Meteor Prince Volume 1 by Meca Tanaka
Meteor Prince is a super cute shoujo series that is ideal to read if you need a break from the winter blahs. It is in some ways like a kinder, less manic version of Urusei Yatsura, because the heroine of the story Hako is cursed with an incredible run of bad luck. The latest incident occurs when a naked alien prince suddenly appears and announces that she’s his soulmate. The alien prince Io is a bit of a benign horndog, as he is constantly asking Hako if she is ready to mate, but at the same time he is always in the right place at the right time to protect her from all the accidents that seem to constantly happen in her vicinity. When Hako protests that she can’t have a relationship with someone she’s not in love with, Io promptly yells “Let’s fall in love!” and their courtship begins.
Hako has a supporting cast of friends in the form of the paranormal research club, who stick close to her despite her bad luck because they are so interested in exploring unexplained phenomena. They are also fascinated by the sudden appearance of the alien, but also want to look out for Hako. Despite Io’s initial approach of dropping out of the sky naked and asking teenage girls to be the mother of his children, he’s actually incredibly enthusiastic about the new environment he’s exposed to on Earth, and his devotion to Hako is absolute. Hako and Io actually end up striking a bit of a friendship, through the usual high school milestones that a reader would usually expect in a shoujo manga. There are plenty of funny hijinks, but what I enjoyed most about this title was the genuine warmth and caring shown in the unlikely romance between Hako and Io.

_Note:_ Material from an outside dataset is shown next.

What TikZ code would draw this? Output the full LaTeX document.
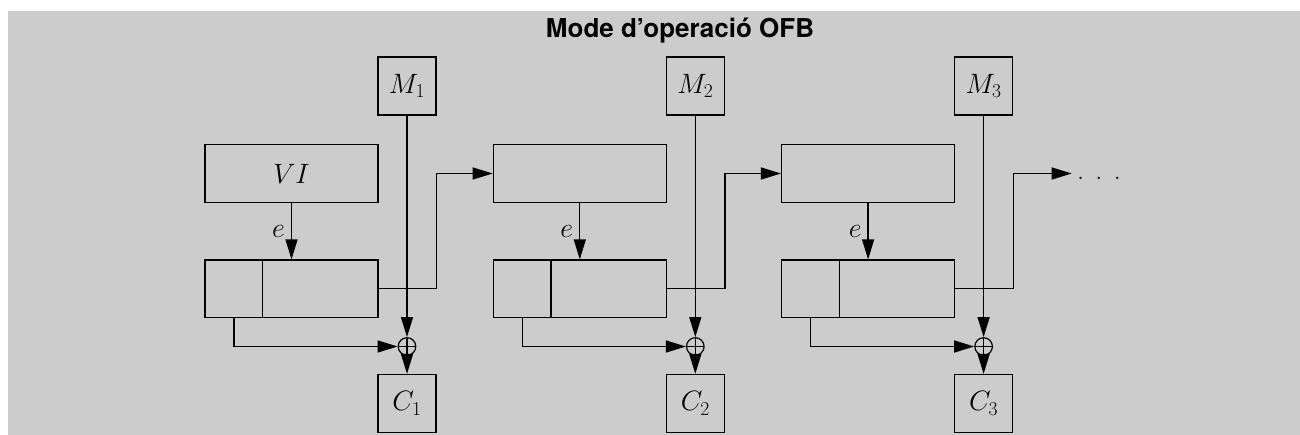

Tanaka’s art switches between slapstick humor and exaggerated emotions as Hako tries to dodge her bad luck with more contemplative moments like when Io sits and communes with birds for the first time. Her art is engaging, with Hako inspiring feelings of sympathy and Io managing to look both regal and occasionally bizarre, which is exactly what a reader might expect from an alien prince.
This is only a two volume series, and sometimes I’m a little hesitant to recommend such short series because often they seem a bit unfinished or partially developed. I felt satisfied as a reader after reading the first volume of Meteor Prince. I’d be happy if it had gone on for several volumes, but the core of the story was just delightful and entertaining. I expect that this is going to be one of the rare two volume series that gets a permanent place on my bookshelves. I’ve been hoarding Tanaka’s four volume series for Tokyopop, Pearl Pink, and now I’m much more motivated to read that too, since Meteor Prince seems so charming.